The Ever After Collection, which launched April 1 at David's Bridal alteration studios across the country, transforms wedding gown fabric into a range of personalized keepsakes and gifts. The raw material comes from two sources: fabric trimmed during the alteration process, which would otherwise be discarded, or the gown itself, brought in post-wedding for reimagining. The resulting pieces include hair accessories, handkerchiefs, pet collars, coordinating outfits, and custom keepsakes, each cut from the textile of the original dress.

The gifting architecture is intentional. A handkerchief made from bridal lace becomes a push present for a mother-in-law, a coordinating pet collar goes to the dog that walked down the aisle, a hair piece goes to the maid of honor who helped zip up the dress. David's Bridal CEO Kelly Cook framed the collection in terms of its craft dimension rather than its retail one. "Brides have always looked for meaningful ways to hold onto their wedding day," Cook said. "With the Ever After Collection, we're turning alterations into something more, an experience led by the incredible hands of our artisans, who help transform each gown into pieces that are personal, wearable, and lasting."

Critically, the service is open to any gown regardless of where it was purchased. Brides can walk into any David's Bridal alterations studio months or even years after the wedding with a dress bought elsewhere and still access the collection. That open-door policy turns the alteration studio into a post-wedding destination rather than a point-of-sale endpoint. In-store Dream Makers work alongside Alterations Artisans to guide each bride through the design process, integrating the keepsake conversation into the fitting experience.
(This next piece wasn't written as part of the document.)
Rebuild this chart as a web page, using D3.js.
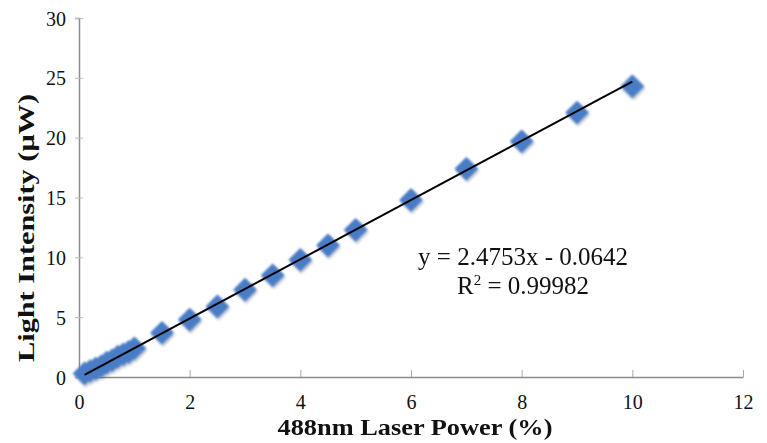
<!DOCTYPE html>
<html>
<head>
<meta charset="utf-8">
<script src="https://cdn.jsdelivr.net/npm/d3@7"></script>
<style>
  body { margin: 0; background: #fff; }
  svg { display: block; }
  text { font-family: "Liberation Serif", "Times New Roman", serif; fill: #111; }
</style>
</head>
<body>
<svg id="bg" width="767" height="443"></svg>
<script>
// laser power (%) and measured light intensity (uW)
var potencia = [0.1, 0.2, 0.3, 0.4, 0.5, 0.6, 0.7, 0.8, 0.9, 1, 1.5, 2, 2.5, 3, 3.5, 4, 4.5, 5, 6, 7, 8, 9, 10];
var intensidad = [0.3, 0.5, 0.7, 0.9, 1.2, 1.4, 1.7, 1.9, 2.1, 2.4, 3.7, 4.8, 5.9, 7.3, 8.5, 9.8, 11.0, 12.3, 14.8, 17.4, 19.7, 22.1, 24.3];

var xTicks = [0, 2, 4, 6, 8, 10, 12];
var yTicks = [0, 5, 10, 15, 20, 25, 30];

// linear fit shown on the chart
var pendiente = 2.4753;
var intercepto = -0.0642;
var ecuacion = 'y = 2.4753x - 0.0642';
var r2 = '0.99982';

var xScale = d3.scaleLinear()
.domain([0,12])
.range([79,743]);

var heightScale = d3.scaleLinear()
.domain([0,30])
.range([377,18]);

var svg = d3.select('#bg');

var defs = svg.append('defs');
var filtro = defs.append('filter')
  .attr('id', 'sombra')
  .attr('x', '-50%').attr('y', '-50%')
  .attr('width', '200%').attr('height', '200%');
filtro.append('feGaussianBlur').attr('in', 'SourceAlpha').attr('stdDeviation', 1.8).attr('result', 'b');
filtro.append('feOffset').attr('in', 'b').attr('dx', 1).attr('dy', 2).attr('result', 'o');
filtro.append('feComponentTransfer').attr('in', 'o').attr('result', 's')
  .append('feFuncA').attr('type', 'linear').attr('slope', 0.3);
filtro.append('feGaussianBlur').attr('in', 'SourceGraphic').attr('stdDeviation', 1).attr('result', 'g');
var merge = filtro.append('feMerge');
merge.append('feMergeNode').attr('in', 's');
merge.append('feMergeNode').attr('in', 'g');

// y axis
var ejeY = svg.append('g')
  .attr('transform', 'translate(79,0)')
  .call(d3.axisLeft(heightScale).tickValues(yTicks).tickSize(4).tickPadding(9));
ejeY.select('.domain').attr('stroke', '#8c8c8c').attr('stroke-width', 1.5);
ejeY.selectAll('.tick line').attr('stroke', '#bbb').attr('x2', 4).attr('x1', -4);
ejeY.selectAll('.tick text').attr('font-size', '20px').attr('font-family', '"Liberation Serif", serif').attr('fill', '#111').attr('dy', '0.35em');

// x axis (ticks inside)
var ejeX = svg.append('g')
  .attr('transform', 'translate(0,377)')
  .call(d3.axisBottom(xScale).tickValues(xTicks).tickSizeInner(-7).tickSizeOuter(0).tickPadding(18));
ejeX.select('.domain').attr('stroke', '#8c8c8c').attr('stroke-width', 1.5);
ejeX.selectAll('.tick line').attr('stroke', '#aaa');
ejeX.selectAll('.tick text').attr('font-size', '20px').attr('font-family', '"Liberation Serif", serif').attr('fill', '#111');

var datos = potencia.map((p, i) => ({x: p, y: intensidad[i]}));

// puntos
svg.append('g')
  .attr('filter', 'url(#sombra)')
  .selectAll('.punto')
  .data(datos)
  .join('path')
  .attr('class', 'punto')
  .attr('d', d3.symbol().type(d3.symbolSquare).size(280))
  .attr('fill', '#4a7cc6')
  .attr('transform', d => 'translate(' + xScale(d.x) + ',' + heightScale(d.y) + ') rotate(45)');

// linea de tendencia
var xmin = d3.min(potencia), xmax = d3.max(potencia);
svg.append('path')
  .datum([xmin, xmax])
  .attr('fill', 'none')
  .attr('stroke', '#000')
  .attr('stroke-width', 2)
  .attr('d', d3.line()
    .x(d => xScale(d))
    .y(d => heightScale(pendiente * d + intercepto)));

// ecuacion
svg.append('text')
  .attr('x', 523).attr('y', 265)
  .attr('text-anchor', 'middle')
  .attr('font-size', '25px')
  .text(ecuacion);

var tR = svg.append('text')
  .attr('x', 523).attr('y', 294)
  .attr('text-anchor', 'middle')
  .attr('font-size', '25px');
tR.append('tspan').text('R');
tR.append('tspan').attr('font-size', '15px').attr('dy', '-9').text('2');
tR.append('tspan').attr('dy', '9').text(' = ' + r2);

// titulos
svg.append('text')
  .attr('x', 415).attr('y', 435)
  .attr('text-anchor', 'middle')
  .attr('font-size', '23px')
  .attr('font-weight', 'bold')
  .attr('textLength', 275)
  .attr('lengthAdjust', 'spacingAndGlyphs')
  .text('488nm Laser Power (%)');

svg.append('text')
  .attr('transform', 'translate(34,228) rotate(-90)')
  .attr('text-anchor', 'middle')
  .attr('font-size', '24px')
  .attr('font-weight', 'bold')
  .attr('textLength', 268)
  .attr('lengthAdjust', 'spacingAndGlyphs')
  .text('Light Intensity (μW)');
</script>
</body>
</html>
David's Bridal, which is headquartered in King of Prussia, Pennsylvania, and has been dressing customers for special occasions for over 75 years, is positioning the collection as a response to a cultural reckoning around bridal ownership. Preservation boxes and framed gown displays have long been the industry's answer to the question of what happens after the aisle. The Ever After Collection makes the case that preservation is passive, and that the smarter use of a dress is to disaggregate it into objects that actually get used: worn by the bride at her first anniversary dinner, given to a sister, slipped onto a dog at a birthday party, tucked into a partner's jacket pocket at a work event.

The push-present and milestone-gift markets have been expanding steadily as couples look for gestures that carry personal weight without defaulting to jewelry. Fabric-derived keepsakes occupy an unusual position in that space: the cost of the raw material is already sunk, the emotional provenance is unimpeachable, and the resulting objects are impossible to replicate by any other means.